Good morning, everybody. Looking at Egypt, you guys had really nice results there this quarter. When you guys look at kind of 2020 in CapEx, do you guys have an idea an updated idea what maintenance CapEx in Egypt would be to keep adjusted for the 72,000 barrels flat?

Speaker 3

Gail, we've got results from the new three d that we're starting to see. So our prospect inventory should improve is what we're excited about. So we don't really look at rig count to keep things flat because we're just working on which projects are going to be the best in terms of the allocation. But as we've said, with the new inventory and the things we're seeing, I think there's the potential to actually return Egypt on the oil side to growth. And so we're excited about that.

Speaker 12

And then just looking at the recent exploration stuff with that Baccarat deep well in the gas content discovery, how does that, I guess, maybe change future potential gas development in Egypt?

Speaker 3

Well, we've got a lot of infrastructure from Kosser. And so there's the nice thing about some of those things is they can be tied in. Most of our drilling will be focused on oil, but we do have a lot of gas infrastructure and capacity. So it's not a big deal. And if we find it and it's still very economic for us as we get about 265 and M for that.

Speaker 12

Great. Thanks and great quarter.

Speaker 3

Thank you.

Speaker 1

The next question is from the line of Mike Scialla with Stifel.

Speaker 13

Hey, good morning, John.

Speaker 3

Good morning, Mike.

Speaker 5

Just want to

Speaker 14

see if there's anything

Speaker 15

you could say about what you've seen so far in the Maka Central wells at this point?

Speaker 3

I'd say we're drilling ahead. We are now in the shallower targets. And Mike, the only thing I'll say to this point is that we have not seen anything that would be unexpected.

Speaker 6

See if you I want to see

Speaker 15

if you can give any more color on the organizational initiatives that you've put in place.

Speaker 3

Yes. I think we see an opportunity to reduce kind of or take $150,000,000 out of the system. I think it's going to enable us to deliver more proactive planning and improve capital allocation, which is something we strive to continually do. I think it's going to enable us to advance our resource progression from access to exploration to development and operations. It's going to let us right size both the corporate and regional offices to more efficiently support the new organization.

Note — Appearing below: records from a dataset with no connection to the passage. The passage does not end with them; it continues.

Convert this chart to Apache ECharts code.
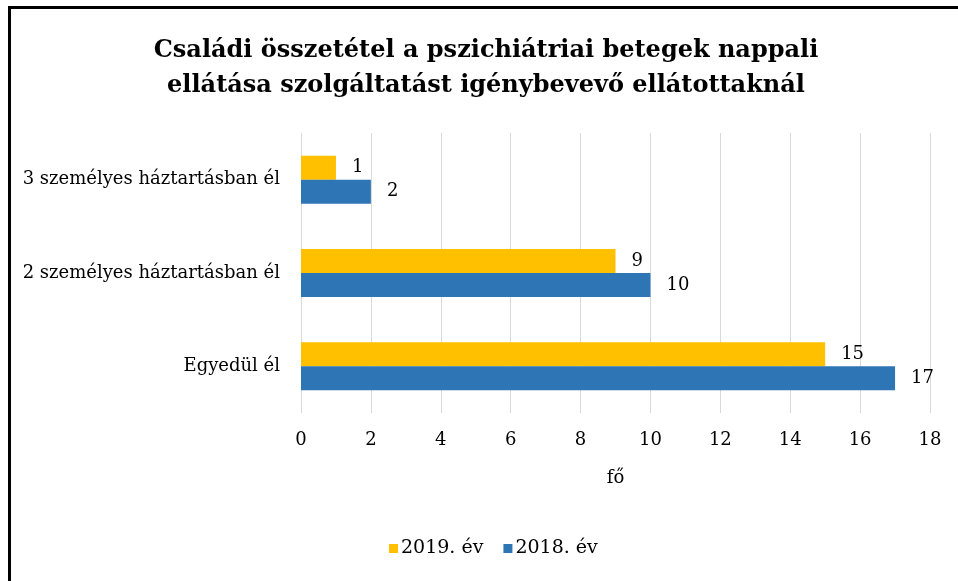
<!DOCTYPE html>
<html>
<head>
<meta charset="utf-8">
<script src="https://cdn.jsdelivr.net/npm/echarts@6/dist/echarts.min.js"></script>
<style>
  html, body { margin: 0; padding: 0; background: #fff; }
  #frame {
    position: absolute; left: 8px; top: 6px; right: 0; bottom: 0;
    border-left: 3px solid #000; border-top: 3px solid #000;
  }
  #echart { position: absolute; left: 0; top: 0; width: 958px; height: 581px; }
</style>
</head>
<body>
<div id="frame"></div>
<div id="echart"></div>
<script>
// categories, bottom to top
var categories = ['Egyedül él', '2 személyes háztartásban él', '3 személyes háztartásban él'];
var values2019 = [15, 9, 1];
var values2018 = [17, 10, 2];
var seriesNames = ['2019. év', '2018. év'];

var font = '"DejaVu Serif", "Liberation Serif", serif';

var myChart = echarts.init(document.getElementById('echart'));
var options = {
  animation: false,
  title: {
    text: 'Családi összetétel a pszichiátriai betegek nappali\nellátása szolgáltatást igénybevevő ellátottaknál',
    left: 481,
    top: 28,
    textAlign: 'center',
    textStyle: {
      fontFamily: font,
      fontSize: 24,
      fontWeight: 'bold',
      color: '#000',
      lineHeight: 35
    }
  },
  legend: {
    data: seriesNames,
    left: 384,
    top: 534,
    itemWidth: 9,
    itemHeight: 9,
    itemGap: 20,
    icon: 'rect',
    textStyle: { fontFamily: font, fontSize: 19, color: '#000', padding: [0, 0, 0, -2] }
  },
  grid: {
    left: 301,
    right: 28,
    top: 133,
    bottom: 168
  },
  xAxis: {
    type: 'value',
    min: 0,
    max: 18,
    interval: 2,
    name: 'fő',
    nameLocation: 'middle',
    nameGap: 56,
    nameTextStyle: { fontFamily: font, fontSize: 18, color: '#000' },
    axisLine: { show: false },
    axisTick: { show: false },
    axisLabel: { fontFamily: font, fontSize: 18, color: '#000', margin: 18 },
    splitLine: { lineStyle: { color: '#d9d9d9', width: 1 } }
  },
  yAxis: {
    type: 'category',
    data: categories,
    axisLine: { show: false },
    axisTick: { show: false },
    axisLabel: { fontFamily: font, fontSize: 18, color: '#000', margin: 21 }
  },
  series: [
    {
      name: seriesNames[0],
      type: 'bar',
      data: values2019,
      barWidth: 24,
      barGap: '0%',
      itemStyle: { color: '#ffc000' },
      label: { show: true, position: 'right', distance: 16, fontFamily: font, fontSize: 18, color: '#000' }
    },
    {
      name: seriesNames[1],
      type: 'bar',
      data: values2018,
      barWidth: 24,
      barGap: '0%',
      itemStyle: { color: '#2e75b6' },
      label: { show: true, position: 'right', distance: 16, fontFamily: font, fontSize: 18, color: '#000' }
    }
  ]
};
myChart.setOption(options);
</script>
</body>
</html>
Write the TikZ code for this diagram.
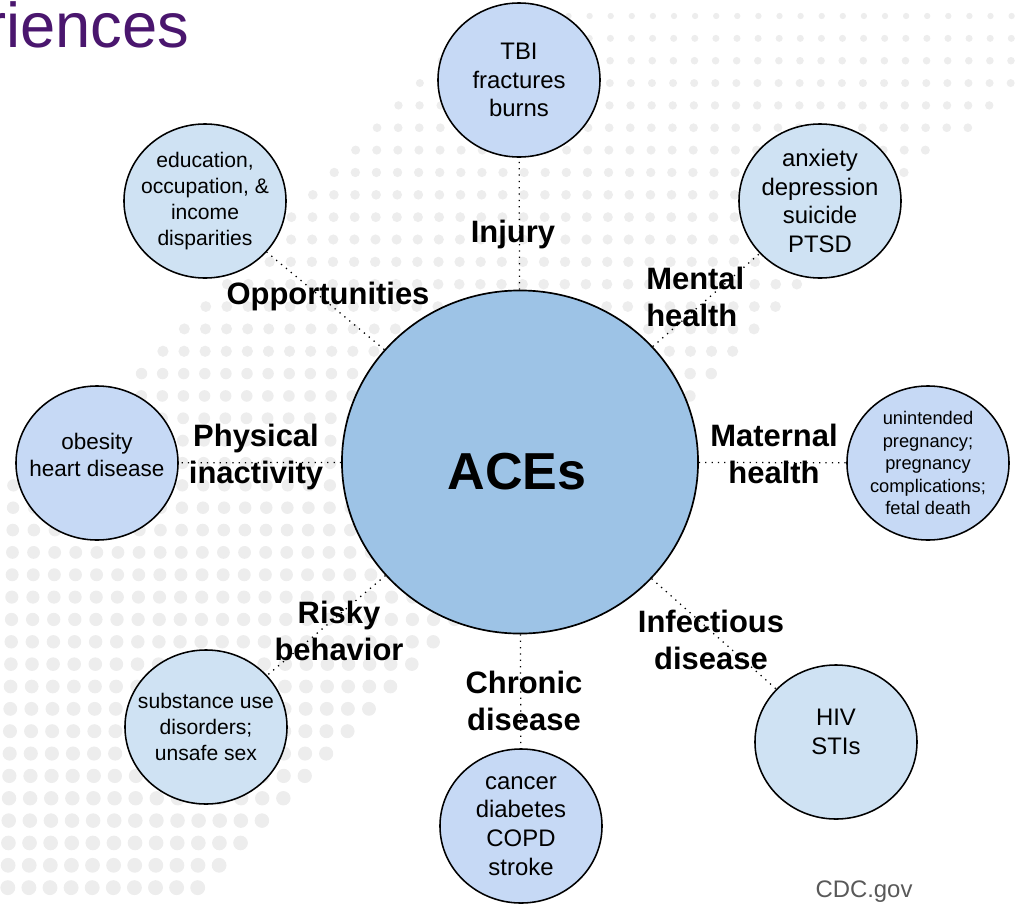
\documentclass[tikz,border=0pt]{standalone}
\usepackage{fontspec}
\setmainfont{Liberation Sans}
\usetikzlibrary{shapes.geometric}

\definecolor{acefill}{RGB}{157,195,230}
\definecolor{outA}{RGB}{198,217,245}
\definecolor{outB}{RGB}{207,226,243}
\definecolor{dotgray}{RGB}{237,237,237}
\definecolor{titlepurple}{RGB}{74,22,110}
\definecolor{srcgray}{RGB}{89,89,89}

\tikzset{
  acecircle/.style={ellipse, draw, line width=1.2pt, fill=acefill,
    minimum width=8.9cm, minimum height=8.575cm, inner sep=0pt},
  outcome/.style={ellipse, draw, line width=1.1pt, align=center,
    minimum width=4.05cm, minimum height=3.85cm, inner xsep=-9pt, inner ysep=-3pt},
  pathway/.style={font=\bfseries\fontsize{22pt}{26.5pt}\selectfont, align=center, inner sep=0pt},
  link/.style={line width=0.9pt, dash pattern=on 0.9pt off 3.6pt},
}

\begin{document}
\begin{tikzpicture}[x=0.025cm, y=-0.025cm]
\useasboundingbox (0,0) rectangle (1015,903);
% halftone dots in a diagonal band
\foreach \r in {0,...,39} {
  \foreach \c in {0,...,48} {
    \pgfmathsetmacro{\dy}{16+22.35*\r}
    \pgfmathsetmacro{\dx}{-1.2+21.1*\c-0.31*\r}
    \pgfmathtruncatemacro{\inband}{and(\dx+\dy>497,\dx+\dy<1096)}
    \ifnum\inband=1
      \fill[dotgray] (\dx,\dy) circle ({2.5+5*sqrt(\dy/900)});
    \fi
  }
}
% central circle
\node[acecircle] (ace) at (520,462) {};
% outcomes around it
\node[outcome, fill=outA, font=\fontsize{17pt}{20.4pt}\selectfont] (tbi) at (519,80) {TBI\\fractures\\burns};
\node[outcome, fill=outB, font=\fontsize{17pt}{20.4pt}\selectfont] (anx) at (820,201) {anxiety\\depression\\suicide\\PTSD};
\node[outcome, fill=outA, font=\fontsize{13pt}{16pt}\selectfont] (preg) at (928,463) {unintended\\pregnancy;\\pregnancy\\complications;\\fetal death};
\node[outcome, fill=outB, font=\fontsize{17pt}{20.4pt}\selectfont] (hiv) at (836,742) {HIV\\STIs\\[-6pt]\mbox{}};
\node[outcome, fill=outA, font=\fontsize{17pt}{20.4pt}\selectfont] (cancer) at (521,826) {cancer\\diabetes\\COPD\\stroke};
\node[outcome, fill=outB, font=\fontsize{15pt}{18.4pt}\selectfont] (sud) at (206,727) {substance use\\disorders;\\unsafe sex};
\node[outcome, fill=outA, font=\fontsize{16pt}{19.4pt}\selectfont] (obes) at (97,463) {obesity\\heart disease\\[-8pt]\mbox{}};
\node[outcome, fill=outB, font=\fontsize{15pt}{18.3pt}\selectfont] (edu) at (205,201) {education,\\occupation, \&\\income\\disparities};
% dotted spokes
\foreach \o in {tbi,anx,preg,hiv,cancer,sud,obes,edu}
  \draw[link] (ace) -- (\o);
% pathway labels
\node[pathway, anchor=base] (lInjury) at (513,242) {Injury};
\node[pathway, anchor=base] (lOpp) at (328,304) {Opportunities};
\node[pathway, anchor=north west, align=left] (lMental) at (646,267) {Mental\\health};
\node[pathway, anchor=north] (lMaternal) at (774,424) {Maternal\\health};
\node[pathway, anchor=north] (lPhys) at (256,424) {Physical\\inactivity};
\node[pathway, anchor=north] (lRisky) at (339,601) {Risky\\behavior};
\node[pathway, anchor=north] (lChronic) at (524,671) {Chronic\\disease};
\node[pathway, anchor=north] (lInfect) at (711,610) {Infectious\\disease};
\node[font=\bfseries\fontsize{37pt}{40pt}\selectfont, anchor=base, inner sep=0pt] (aceTxt) at (517,489) {ACEs};
% heading and source
\node[font=\fontsize{45pt}{50pt}\selectfont, text=titlepurple, anchor=base west, inner sep=0pt] (title) at (-15,47) {riences};
\node[font=\fontsize{17pt}{20pt}\selectfont, text=srcgray, anchor=base, inner sep=0pt] (src) at (864,897) {CDC.gov};
\end{tikzpicture}
\end{document}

We're going to minimize duplication, eliminate some redundancies and it the collaboration on the value adding technology and adoption.

Speaker 13

Great. Thanks, John.

Speaker 3

Thank you, Mike.

Speaker 1

Your next question is from the line of Neal Dingmann with SunTrust.

Speaker 15

Good morning, John and team. John, my question is based on the early strong lower climb test that you've seen in that driver shock pad, do you all have plans to increase activity targeting this zone or I guess maybe I'll ask a different way. Could you all just maybe discuss your upcoming multi zone development plans around the Midland Basin?

Speaker 3

Yes. I think we've got our inventory so lined out that it doesn't impact the next couple of pads. But what it does is we're constantly dipping down and testing things that we can add in the future. And so we can't jump around next pad and move here. I mean, we've really got this machine lined out and we're in an execution mode.

So but we factor that in, we're testing things that we think can add material inventory and then we will start planning that into our future pads is the way I think about that and it's kind of the way we approach things.

Speaker 15

Okay. And then just one follow-up. Could you all discuss any upcoming lease requirements that you might have at Alpine High as you slow down activity into play?

Speaker 13

Yes. I mean, I think that's one

Speaker 3

of the big things we've kind of challenged the team to do and that is work through a plan to help determine what acreage we want to maintain for optionality purposes. So that's the process we're working through and we will be very deliberate and work through what it is we think we ought to maintain for optionality in the future.

Speaker 15

Very good. Thanks, John.

Speaker 1

The next question is from the line of Leo Mariani with KeyBanc.

Speaker 16

Hey, guys. Hey, Leo. Hey, how are you? Just wanted to follow-up a little bit there on Alpine High. Obviously, you guys are kind of cutting back activity, but so it looks like you have a pretty nice growth ramp here into 4th quarter.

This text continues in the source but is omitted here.